Se acercó al que debía ser el jefe, le dijo que queríamos cambiar, le dio la
mano y se marchó. Sin moverse del asiento, orondo él, hizo señas a dos tiarrones
para que hablaran con nosotros. Les dijimos varias veces la cantidad que
queríamos cambiar y ellos insistían en que el cambio cambiaba según la
cantidad. A punto de irnos, Zarra intuyó que nos daban más o menos kyats según
el valor del billete. Los de cincuenta dólares se pagaban más que los de veinte.
Por precaución y por si encontrábamos otro tipo de cambio más favorable, cambiamos
la cantidad necesaria para pagar las habitaciones y posibles taxis (eran las
dos cosas de las que teníamos referencia de su coste). Les dimos los billetes,
los miraron al trasluz, se los pasaron unos a otros y dieron el visto bueno. Uno
desapareció detrás de una pila de tablas y volvió a aparecer con fajos de
billetes atados con gomas. Después de pasarse los billetes unos a otros nos
invitaron a contarlos. Ellos habían contado y recontado a toda hostia; nosotros
vigilados y nerviosos, despacio.
-¿Y si nos han dado de menos? Yo no recuento. No dejan de mirarnos. A ver
si se cabrean -comentamos entre nosotros-.

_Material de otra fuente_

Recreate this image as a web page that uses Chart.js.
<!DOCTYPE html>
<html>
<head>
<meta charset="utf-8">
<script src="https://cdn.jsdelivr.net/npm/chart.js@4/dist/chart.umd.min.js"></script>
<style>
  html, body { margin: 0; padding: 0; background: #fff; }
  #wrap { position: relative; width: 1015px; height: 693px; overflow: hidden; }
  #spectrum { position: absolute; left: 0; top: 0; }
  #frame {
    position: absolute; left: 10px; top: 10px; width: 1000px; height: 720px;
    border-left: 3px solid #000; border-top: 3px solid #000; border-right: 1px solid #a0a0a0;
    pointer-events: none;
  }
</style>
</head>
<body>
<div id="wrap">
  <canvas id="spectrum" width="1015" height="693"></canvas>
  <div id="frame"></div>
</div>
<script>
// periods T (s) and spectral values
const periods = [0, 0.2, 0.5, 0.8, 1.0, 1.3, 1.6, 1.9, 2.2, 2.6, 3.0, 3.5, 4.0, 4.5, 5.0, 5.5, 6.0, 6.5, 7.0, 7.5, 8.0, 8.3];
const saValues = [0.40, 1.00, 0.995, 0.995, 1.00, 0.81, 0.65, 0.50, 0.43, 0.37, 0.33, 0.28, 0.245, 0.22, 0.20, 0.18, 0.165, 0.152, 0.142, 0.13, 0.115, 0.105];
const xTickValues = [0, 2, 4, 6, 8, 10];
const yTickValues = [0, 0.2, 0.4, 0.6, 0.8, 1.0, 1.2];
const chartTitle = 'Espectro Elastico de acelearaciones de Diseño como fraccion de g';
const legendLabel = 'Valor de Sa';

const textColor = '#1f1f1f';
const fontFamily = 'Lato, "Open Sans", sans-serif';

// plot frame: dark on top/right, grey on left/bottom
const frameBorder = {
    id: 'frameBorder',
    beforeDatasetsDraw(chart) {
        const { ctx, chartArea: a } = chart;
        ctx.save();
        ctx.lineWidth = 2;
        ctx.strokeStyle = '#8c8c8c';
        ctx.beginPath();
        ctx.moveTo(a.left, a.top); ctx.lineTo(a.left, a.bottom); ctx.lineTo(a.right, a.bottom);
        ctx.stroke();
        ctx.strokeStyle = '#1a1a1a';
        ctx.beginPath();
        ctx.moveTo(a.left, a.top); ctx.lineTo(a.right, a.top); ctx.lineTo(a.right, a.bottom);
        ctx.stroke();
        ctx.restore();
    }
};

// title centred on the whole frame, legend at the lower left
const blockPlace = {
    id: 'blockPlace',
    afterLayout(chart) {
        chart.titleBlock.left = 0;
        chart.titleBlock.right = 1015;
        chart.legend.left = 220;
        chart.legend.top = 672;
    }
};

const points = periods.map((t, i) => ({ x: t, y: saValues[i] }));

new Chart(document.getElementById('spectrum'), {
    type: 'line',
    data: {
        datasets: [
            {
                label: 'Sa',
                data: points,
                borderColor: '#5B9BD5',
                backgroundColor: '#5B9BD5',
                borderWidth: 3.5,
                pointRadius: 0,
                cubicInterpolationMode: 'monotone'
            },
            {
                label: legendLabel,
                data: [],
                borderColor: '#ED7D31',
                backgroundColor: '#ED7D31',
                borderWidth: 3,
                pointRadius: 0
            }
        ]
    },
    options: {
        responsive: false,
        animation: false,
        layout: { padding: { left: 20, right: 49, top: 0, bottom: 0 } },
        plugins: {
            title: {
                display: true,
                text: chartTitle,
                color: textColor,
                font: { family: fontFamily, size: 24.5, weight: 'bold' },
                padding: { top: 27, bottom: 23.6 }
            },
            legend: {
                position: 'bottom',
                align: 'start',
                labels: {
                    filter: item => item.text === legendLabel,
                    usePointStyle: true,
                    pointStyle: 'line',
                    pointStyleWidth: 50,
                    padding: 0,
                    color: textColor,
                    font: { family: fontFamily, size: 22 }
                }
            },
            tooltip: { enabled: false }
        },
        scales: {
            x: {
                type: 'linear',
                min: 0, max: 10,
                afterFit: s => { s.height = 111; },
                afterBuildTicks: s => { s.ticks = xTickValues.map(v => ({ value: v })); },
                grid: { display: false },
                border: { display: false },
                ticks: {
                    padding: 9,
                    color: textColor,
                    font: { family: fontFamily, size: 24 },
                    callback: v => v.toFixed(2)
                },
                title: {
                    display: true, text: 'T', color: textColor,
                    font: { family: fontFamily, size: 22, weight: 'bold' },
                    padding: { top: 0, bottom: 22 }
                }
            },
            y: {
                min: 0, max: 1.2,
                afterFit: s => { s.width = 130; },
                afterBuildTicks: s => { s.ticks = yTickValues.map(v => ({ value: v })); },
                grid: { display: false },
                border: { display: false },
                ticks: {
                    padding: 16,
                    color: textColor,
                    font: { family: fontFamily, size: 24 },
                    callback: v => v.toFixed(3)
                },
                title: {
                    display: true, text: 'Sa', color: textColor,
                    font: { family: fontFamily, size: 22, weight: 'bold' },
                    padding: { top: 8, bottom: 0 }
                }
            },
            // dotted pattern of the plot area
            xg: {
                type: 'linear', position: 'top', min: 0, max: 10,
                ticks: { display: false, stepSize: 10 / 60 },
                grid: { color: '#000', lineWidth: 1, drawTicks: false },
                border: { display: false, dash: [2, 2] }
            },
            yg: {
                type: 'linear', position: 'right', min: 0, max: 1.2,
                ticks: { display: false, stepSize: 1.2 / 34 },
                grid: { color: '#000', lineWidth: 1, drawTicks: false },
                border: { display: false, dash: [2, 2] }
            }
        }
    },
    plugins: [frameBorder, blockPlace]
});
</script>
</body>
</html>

Pasaban de doscientos billetes agrupados según su valor, pero para
nosotros, que acabábamos de llegar, la distinción de un valor u otro era
imposible. Ni tamaño, ni color, ni dibujos, ni numeritos. Los kyats tienen una
cara todo en myanmareño, incluido el valor, y la otra en inglés. El cinco en
myanmareño se parece a nuestro nueve y el dos es como una jota mayúscula. Los
ceros son iguales. Qué calor. Les dimos la mano y salimos a respirar el mismo
aire húmedo y caliente que dentro, pero con una sensación de libertad muy
gratificante. Después de unos buenos tragos de agua y recuperado el ánimo
comprobamos la operación bancaria. Nos pagaron un poco más que en el
aeropuerto. Buena gente. Y nosotros acojonaos. Casi volvemos a pedirles perdón
por haber dudado de su honradez. A patear por Yangón.
Cojonudo relato, Juan jo. Desconocía que tenían símbolos distintos para los números. Bueno, en realidad, desconozco casi todo de ese otro mundo.